I'm trying to index a Chinese csv as document in Elasticsearch. The data in the CSV starts with the following bytes:
b'Chapter,Content,Score\r\n1.1.1,\xacO\xa7_\xa4w\xc5\xe7\xc3\xd2\xab~\xbd\xe8\xa8t\xb2\xce\xa9\xd2\xbb\xdd\xaa\xba\xa6U\xb6\xb5\xba\xde\xa8\xee\xacy\xb5{\xa1H,1\r\n1.1.2,\xab~\xbd\xe8\xba\xde\xb2z\xa8t\xb2\xce\xacO\xa7_\xb2\xc5\xa6XISO\xbc\xd0\xb7\xc7\xaa\xba\xadn\xa8D\xa1H,1\r\n'
And the code is simple as below
import csv
import json
import pandas as pd
from elasticsearch import Elasticsearch
es=Elasticsearch("https://xxx.us-east-1.es.amazonaws.com/")
from elasticsearch import helpers
import codecs
def csv_reader(file_name):
es = Elasticsearch("https://xxx.us-east-1.es.amazonaws.com/")
with codecs.open(file_name, 'r', 'utf-8') as outfile:
reader = csv.DictReader(outfile)
helpers.bulk(es, reader, index="checklist", doc_type="quality")

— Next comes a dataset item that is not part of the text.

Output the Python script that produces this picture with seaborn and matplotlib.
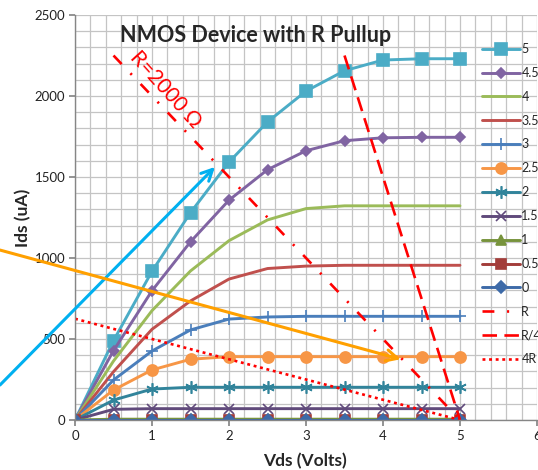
import matplotlib
matplotlib.use("Agg")
import matplotlib.pyplot as plt
from matplotlib.ticker import MultipleLocator
import seaborn as sns
import pandas as pd

# ---------------- data ----------------
vds = [0, 0.5, 1, 1.5, 2, 2.5, 3, 3.5, 4, 4.5, 5]
vgs_labels = ["5", "4.5", "4", "3.5", "3", "2.5", "2", "1.5", "1", "0.5", "0"]
ids_5 = [0, 490, 918, 1280, 1592, 1840, 2030, 2156, 2222, 2230, 2230]
ids_45 = [0, 428, 798, 1100, 1357, 1545, 1662, 1724, 1742, 1745, 1745]
ids_4 = [0, 364, 675, 920, 1107, 1235, 1305, 1322, 1322, 1322, 1322]
ids_35 = [0, 298, 560, 735, 870, 935, 950, 955, 955, 955, 955]
ids_3 = [0, 247, 426, 556, 623, 636, 640, 640, 640, 640, 640]
ids_25 = [0, 185, 309, 375, 391, 391, 391, 391, 391, 391, 391]
ids_2 = [0, 123, 191, 202, 202, 202, 202, 202, 202, 202, 202]
ids_15 = [0, 66, 70, 70, 70, 70, 70, 70, 70, 70, 70]
ids_1 = [0, 5, 5, 5, 5, 5, 5, 5, 5, 5, 5]
ids_05 = [0, 0, 0, 0, 0, 0, 0, 0, 0, 0, 0]
ids_0 = [0, 0, 0, 0, 0, 0, 0, 0, 0, 0, 0]

load_r_vds = [0.5, 1, 1.5, 2, 2.5, 3, 3.5, 4, 4.5, 5]
load_r_ids = [2250, 2000, 1750, 1500, 1250, 1000, 750, 500, 250, 0]
load_r4_vds = [3.5, 4, 4.5, 5]
load_r4_ids = [2250, 1500, 750, 0]
load_4r_vds = [0, 0.5, 1, 1.5, 2, 2.5, 3, 3.5, 4, 4.5, 5]
load_4r_ids = [625, 562.5, 500, 437.5, 375, 312.5, 250, 187.5, 125, 62.5, 0]

x_ticks = [0, 1, 2, 3, 4, 5, 6]
y_ticks = [0, 500, 1000, 1500, 2000, 2500]

curves = [ids_5, ids_45, ids_4, ids_35, ids_3, ids_25, ids_2, ids_15, ids_1, ids_05, ids_0]

# ---------------- styles ----------------
styles = {
    "5":   dict(color="#4BACC6", marker="s", ms=8),
    "4.5": dict(color="#8064A2", marker="D", ms=5.5),
    "4":   dict(color="#9BBB59", marker=None, ms=0),
    "3.5": dict(color="#C0504D", marker=None, ms=0),
    "3":   dict(color="#4A7EBB", marker="+", ms=8),
    "2.5": dict(color="#F79646", marker="o", ms=8),
    "2":   dict(color="#31849B", marker=(6, 2, 0), ms=9),
    "1.5": dict(color="#604A7B", marker="x", ms=7),
    "1":   dict(color="#77933C", marker="^", ms=6.5),
    "0.5": dict(color="#A33D3A", marker="s", ms=7.5),
    "0":   dict(color="#3D6AA8", marker="D", ms=6),
}

sns.set_theme(style="white")
plt.rcParams["font.family"] = ["Lato", "DejaVu Sans"]

fig = plt.figure(figsize=(5.38, 4.70), dpi=100)
ax = fig.add_axes([75 / 538, 50 / 470, 462 / 538, 405 / 470])

for lab, ys in zip(vgs_labels, curves):
    st = styles[lab]
    df = pd.DataFrame({"Vds": vds, "Ids": ys})
    kw = {}
    if st["marker"] is not None:
        kw = dict(marker=st["marker"], markersize=st["ms"],
                  markeredgecolor=st["color"], markerfacecolor=st["color"],
                  markeredgewidth=1.2)
    sns.lineplot(data=df, x="Vds", y="Ids", ax=ax, color=st["color"], lw=2.1,
                 label=lab, **kw)

red = "#FF0000"
sns.lineplot(x=load_r_vds, y=load_r_ids, ax=ax, color=red, lw=1.9,
             label="R", dashes=False)
ax.lines[-1].set_dashes((4.5, 4.8, 0.8, 4.8))
sns.lineplot(x=load_r4_vds, y=load_r4_ids, ax=ax, color=red, lw=1.9,
             label="R/4")
ax.lines[-1].set_dashes((5.5, 2.8))
sns.lineplot(x=load_4r_vds, y=load_4r_ids, ax=ax, color=red, lw=1.9,
             label="4R")
ax.lines[-1].set_dashes((1.1, 1.4))

# ---------------- axes ----------------
ax.set_xlim(0, 6)
ax.set_ylim(0, 2500)
ax.set_xticks(x_ticks)
ax.set_yticks(y_ticks)
ax.xaxis.set_minor_locator(MultipleLocator(0.2))
ax.yaxis.set_minor_locator(MultipleLocator(100))
ax.grid(which="both", color="#C4C4C4", lw=0.9)
ax.set_axisbelow(True)
for s in ["top", "right"]:
    ax.spines[s].set_visible(False)
for s in ["left", "bottom"]:
    ax.spines[s].set_color("#868686")
    ax.spines[s].set_linewidth(1.0)
ax.tick_params(which="major", length=4, direction="out", color="#868686",
               labelsize=9.5, labelcolor="#222222", pad=3, left=True, bottom=True)
ax.tick_params(which="minor", length=0)
ax.set_xlabel("")
ax.set_ylabel("")

fig.text(305 / 538, 1 - 461 / 470, "Vds (Volts)", ha="center", va="center",
         fontsize=12.5, fontweight="bold")
fig.text(23 / 538, 1 - 218 / 470, "Ids (uA)", ha="center", va="center",
         fontsize=12.5, fontweight="bold", rotation=90)
fig.text(256 / 538, 1 - 35 / 470, "NMOS Device with R Pullup", ha="center",
         va="center", fontsize=15.5, fontweight="bold")

ax.text(1.17, 2040, "R=2000 Ω", rotation=-48, color=red, fontsize=15,
        ha="center", va="center", rotation_mode="anchor")

# annotation arrows
ax.annotate("", xy=(1.818, 1562), xytext=(-0.974, 216),
            arrowprops=dict(arrowstyle="->", color="#00B0F0", lw=2.2,
                            mutation_scale=20, shrinkA=0, shrinkB=0),
            annotation_clip=False)
ax.annotate("", xy=(4.23, 375), xytext=(-0.974, 1049),
            arrowprops=dict(arrowstyle="->", color="#FFA000", lw=2.2,
                            mutation_scale=20, shrinkA=0, shrinkB=0),
            annotation_clip=False)

# legend
handles, labels = ax.get_legend_handles_labels()
leg = ax.legend(handles, labels, loc="upper left",
                bbox_to_anchor=(482 / 538, 1 - 43 / 470),
                bbox_transform=fig.transFigure, frameon=False, fontsize=9,
                handlelength=3.0, handletextpad=0.15, labelspacing=0.95,
                borderpad=0, borderaxespad=0, numpoints=1)

fig.savefig("out.png", dpi=100)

if __name__ == "__main__":
with open('checklist1.csv') as f_obj:
csv_reader('checklist1.csv')
And then error message below:
UnicodeDecodeError: 'utf-8' codec can't decode byte 0xac in position 0: invalid start byte
The file is not UTF8-encoded, which is pretty clear from the error. Opening the csv with an editor suggested that it might be latin2
, which is clearly wrong because that doesn't include Chinese characters. Sure enough, using that encoding "works" (doesn't raise an error) but is gibberish:
Chapter,Content,Score
1.1.1,ŹO§_¤wĹçĂŇŤ~˝č¨t˛ÎŠŇťÝŞşŚUśľşŢ¨îŹyľ{ĄH,1
Looking at the standard encodings shipping with python there's big5
and big5hkscs
which are for Traditional Chinese. Both of which give the same result when print
ed:
Chapter,Content,Score
1.1.1,是否已驗證品質系統所需的各項管制流程?,1
Whether that makes any sense can only be answered by someone who speaks Chinese, but the fact that the conversion succeeded without errors is a bit promising.